The SEC is also reportedly gearing up to investigate the Cirrix investment.
What’s Next
Though Lending Club’s issues today are clearly pretty specific to their internal workings, it’s not as if the outlook for the other players in the space is all wine and roses either. OnDeck’s model is different but its stock price is taking a beating too – losing 68 percent of its market value since the IPO. It’s keeping Lending Club company in the sub-$5.00 stock price category. Prosper isn’t publicly traded but last week announced that it was cutting 28 percent of its staff, amidst a slowing demand for loans, due to a slowing spigot of capital.
None of these things represent good news to come in the segment, Purcell notes.
“I’m not surprised that these entities are having trouble – I am surprised at the speed of the unraveling and that speed is what should have people very concerned.
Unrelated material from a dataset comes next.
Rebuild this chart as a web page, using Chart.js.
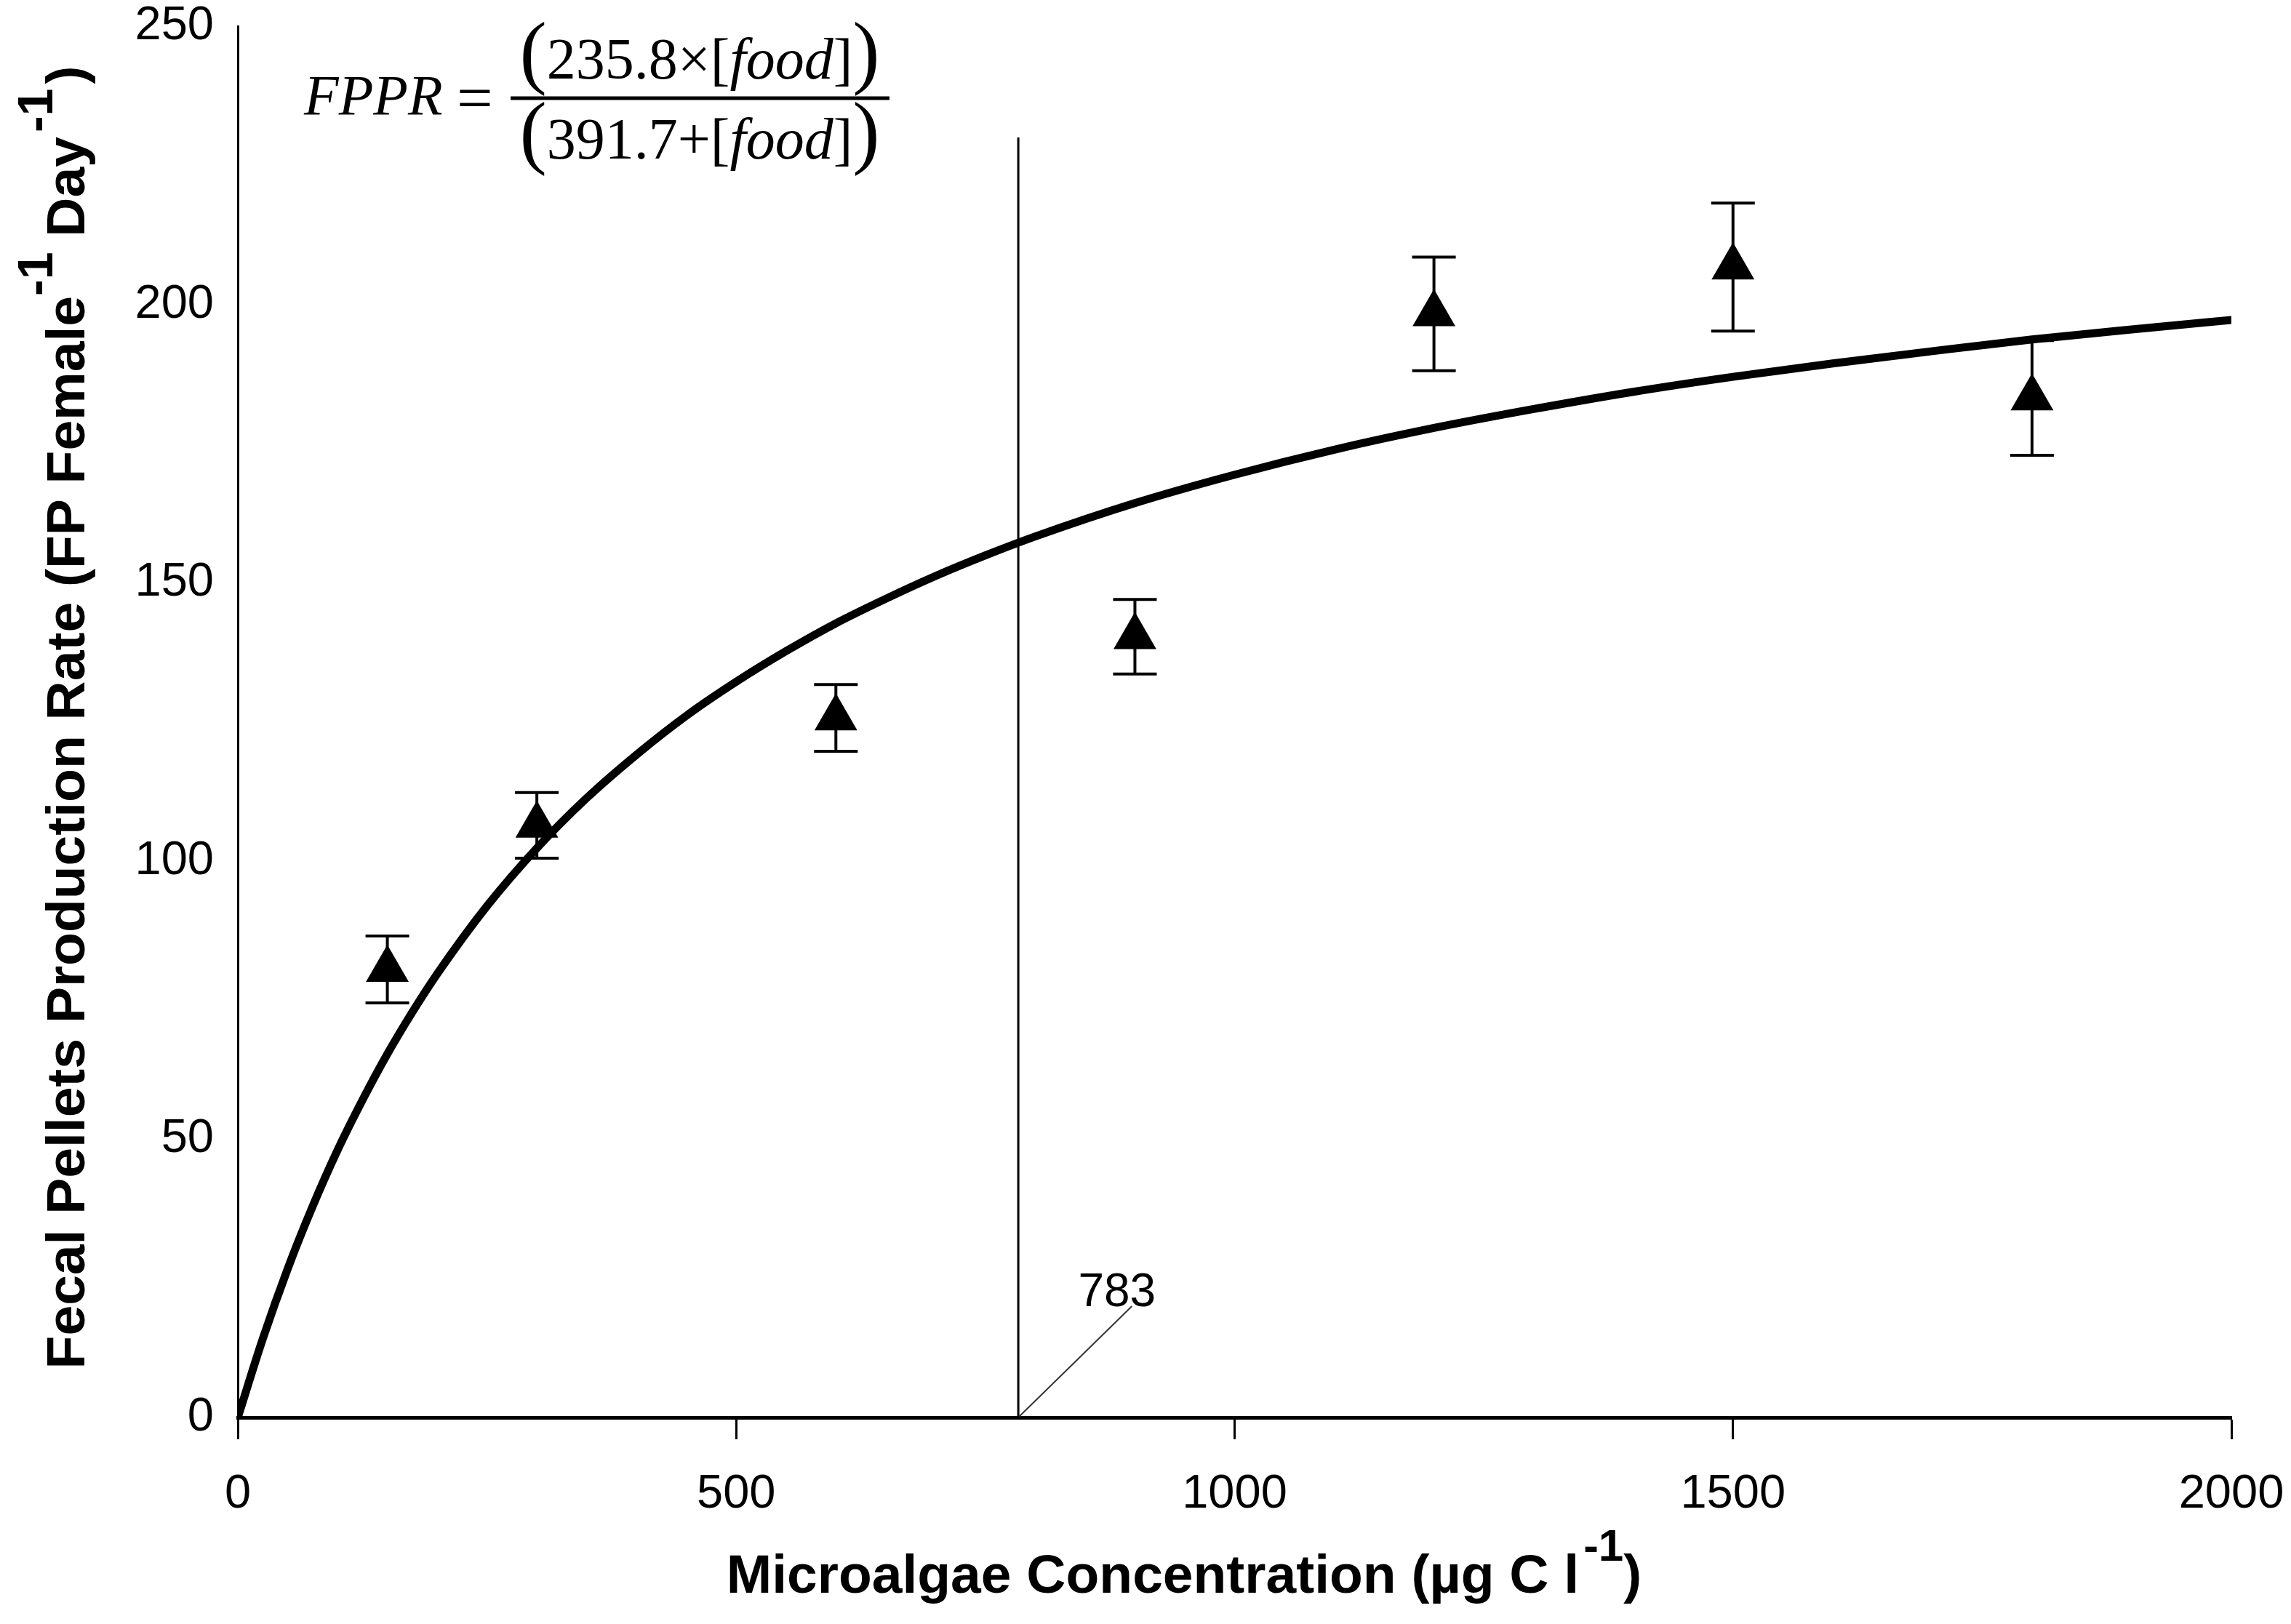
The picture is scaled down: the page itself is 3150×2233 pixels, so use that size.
<!DOCTYPE html>
<html>
<head>
<meta charset="utf-8">
<script src="https://cdn.jsdelivr.net/npm/chart.js@4.4.1/dist/chart.umd.min.js"></script>
<style>
  html, body { margin: 0; padding: 0; background: #fff; }
  canvas { display: block; }
</style>
</head>
<body>
<canvas id="grafico" width="3150" height="2233"></canvas>
<script>
// food levels (µg C l-1) and fecal pellet production
const foodLevels = [150, 300, 600, 900, 1200, 1500, 1800];
const fppMean = [80.5, 106.4, 125.7, 140.3, 198.3, 206.7, 183.2];
const fppError = [6.0, 5.9, 6.0, 6.7, 10.2, 11.5, 10.3];

// fitted curve as traced on the figure
const fitX = [0, 25, 50, 75, 100, 125, 150, 175, 200, 250, 300, 350, 400, 450, 500, 550, 600, 650, 700, 750, 800,
  900, 1000, 1100, 1200, 1300, 1400, 1500, 1600, 1700, 1800, 1900, 2000];
const fitY = [0, 14.1, 26.7, 37.9, 48.0, 57.0, 65.3, 72.8, 79.7, 91.9, 102.3, 111.3, 119.1, 126.1, 132.2, 137.7, 142.7, 147.1, 151.2, 154.9, 158.3,
  164.3, 169.4, 173.9, 177.8, 181.2, 184.3, 187.0, 189.4, 191.6, 193.7, 195.5, 197.2];

const xTicks = [0, 500, 1000, 1500, 2000];
const yTicks = [0, 50, 100, 150, 200, 250];

// half saturation marker
const thresholdX = 783;
const thresholdTop = 230;
const thresholdLabel = "783";
const labelAt = { x: 882, y: 20 };
const leaderEnd = { x: 897, y: 20 };

const SANS = '"Liberation Sans", Arial, sans-serif';
const SERIF = '"Liberation Serif", "Times New Roman", serif';

function drawRich(ctx, segs, x, y, align) {
  let total = 0;
  segs.forEach(s => { ctx.font = s.font; s.w = ctx.measureText(s.text).width + (s.gap || 0); total += s.w; });
  let cx = align === "center" ? x - total / 2 : x;
  ctx.textAlign = "left";
  ctx.textBaseline = "alphabetic";
  segs.forEach(s => {
    ctx.font = s.font;
    ctx.fillText(s.text, cx, y + (s.dy || 0));
    cx += s.w;
  });
}

function noPadding(s) {
  s.paddingTop = 0; s.paddingBottom = 0; s.paddingLeft = 0; s.paddingRight = 0;
}

const extras = {
  id: "extras",
  afterDatasetsDraw(chart) {
    const ctx = chart.ctx;
    const xs = chart.scales.x, ys = chart.scales.y;
    ctx.save();
    ctx.strokeStyle = "#000";
    ctx.fillStyle = "#000";

    // error bars
    ctx.lineWidth = 4;
    foodLevels.forEach((f, i) => {
      const px = xs.getPixelForValue(f);
      const top = ys.getPixelForValue(fppMean[i] + fppError[i]);
      const bot = ys.getPixelForValue(fppMean[i] - fppError[i]);
      ctx.beginPath();
      ctx.moveTo(px, top); ctx.lineTo(px, bot);
      ctx.moveTo(px - 30, top); ctx.lineTo(px + 30, top);
      ctx.moveTo(px - 30, bot); ctx.lineTo(px + 30, bot);
      ctx.stroke();
    });

    // 783 label
    ctx.font = "64px " + SANS;
    ctx.textAlign = "center";
    ctx.textBaseline = "alphabetic";
    ctx.fillText(thresholdLabel, xs.getPixelForValue(labelAt.x), ys.getPixelForValue(labelAt.y));
    ctx.restore();
  },
  afterDraw(chart) {
    const ctx = chart.ctx;
    const area = chart.chartArea;
    ctx.save();
    ctx.fillStyle = "#000";
    const boldX = "bold 75px " + SANS;
    const supX = "bold 62px " + SANS;
    const boldY = "bold 75px " + SANS;
    const supY = "bold 68px " + SANS;

    // x axis title
    drawRich(ctx, [
      { text: "Microalgae Concentration (µg C l", font: boldX, gap: 6 },
      { text: "-1", font: supX, dy: -44 },
      { text: ")", font: boldX }
    ], 1628, 2190, "center");

    // y axis title
    ctx.save();
    ctx.translate(116, (area.top + area.bottom) / 2 - 6);
    ctx.rotate(-Math.PI / 2);
    drawRich(ctx, [
      { text: "Fecal Pellets Production Rate (FP Female", font: boldY },
      { text: "-1", font: supY, dy: -44 },
      { text: " Day", font: boldY, gap: 6 },
      { text: "-1", font: supY, dy: -44, gap: 6 },
      { text: ")", font: boldY }
    ], 0, 0, "center");
    ctx.restore();

    // equation
    const ital = "italic 80px " + SERIF;
    const num = "80px " + SERIF;
    const par = "112px " + SERIF;
    drawRich(ctx, [{ text: "FPPR", font: "italic 78px " + SERIF }], 418, 157, "left");
    drawRich(ctx, [{ text: "=", font: "88px " + SERIF }], 628, 164, "left");
    drawRich(ctx, [
      { text: "(", font: par },
      { text: "235.8×[", font: num },
      { text: "food", font: ital },
      { text: "]", font: num },
      { text: ")", font: par }
    ], 962, 108, "center");
    drawRich(ctx, [
      { text: "(", font: par },
      { text: "391.7+[", font: num },
      { text: "food", font: ital },
      { text: "]", font: num },
      { text: ")", font: par }
    ], 962, 218, "center");
    ctx.strokeStyle = "#000";
    ctx.lineWidth = 5;
    ctx.beginPath();
    ctx.moveTo(702, 135); ctx.lineTo(1223, 135);
    ctx.stroke();
    ctx.restore();
  }
};

const ctx = document.getElementById("grafico");
new Chart(ctx, {
  type: "scatter",
  data: {
    datasets: [
      {
        type: "line",
        label: "fit",
        data: fitX.map((x, i) => ({ x: x, y: fitY[i] })),
        borderColor: "#000",
        borderWidth: 11,
        borderCapStyle: "round",
        borderJoinStyle: "round",
        pointRadius: 0,
        cubicInterpolationMode: "monotone",
        fill: false
      },
      {
        type: "line",
        label: "threshold",
        data: [{ x: thresholdX, y: 0 }, { x: thresholdX, y: thresholdTop }],
        borderColor: "#000",
        borderWidth: 3,
        pointRadius: 0
      },
      {
        type: "line",
        label: "leader",
        data: [{ x: thresholdX, y: 0 }, leaderEnd],
        borderColor: "#333",
        borderWidth: 2,
        pointRadius: 0
      },
      {
        label: "FPPR",
        data: foodLevels.map((x, i) => ({ x: x, y: fppMean[i] })),
        pointStyle: "triangle",
        pointRadius: 34,
        pointBackgroundColor: "#000",
        pointBorderWidth: 0,
        showLine: false
      }
    ]
  },
  options: {
    responsive: false,
    devicePixelRatio: 1,
    animation: false,
    layout: { padding: { left: 0, right: 82, top: 36, bottom: 0 } },
    plugins: { legend: { display: false }, tooltip: { enabled: false } },
    scales: {
      x: {
        type: "linear",
        min: 0,
        max: 2000,
        afterBuildTicks: s => { s.ticks = xTicks.map(v => ({ value: v })); },
        afterFit: s => { s.height = 284; noPadding(s); },
        grid: { drawOnChartArea: false, drawTicks: true, tickLength: 30, tickWidth: 3, tickColor: "#000" },
        border: { display: true, color: "#000", width: 5 },
        ticks: { color: "#000", padding: 40, maxRotation: 0, callback: v => String(v), font: { family: SANS, size: 65, lineHeight: 1.1 } }
      },
      y: {
        type: "linear",
        min: 0,
        max: 250,
        afterBuildTicks: s => { s.ticks = yTicks.map(v => ({ value: v })); },
        afterFit: s => { s.width = 327; noPadding(s); },
        grid: { display: false, drawTicks: false },
        border: { display: true, color: "#000", width: 3 },
        ticks: { color: "#000", padding: 33, callback: v => String(v), font: { family: SANS, size: 65, lineHeight: 1.1 } }
      }
    }
  },
  plugins: [extras]
});
</script>
</body>
</html>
It can make one really worry that credit could be the next shoe to drop.”
Because as the credit markets are tightening – and the virtuous circle is becoming the vicious one Karen Webster described in February – change is going to have to come to marketplace lenders.
And it will not be a change they can all survive.
“What I think will happen is that many of the private companies will all disappear,,” Purcell said. “Many of the funds that have been deploying capital haven’t retrenched fully and at this point are probably going to continue to retrench.”
“The challenge for the industry at that point will be to find a different funding mechanism for originating these products or loans. If that is not possible then they have a serious problem, if it is, then the cost of doing such will have to be balanced with what they can pass on to the consumer or small businesses.
Are marketplace lenders willing to make that change – and even if they are will they be able to?
We have a feeling there will be much to talk about as this moves forward.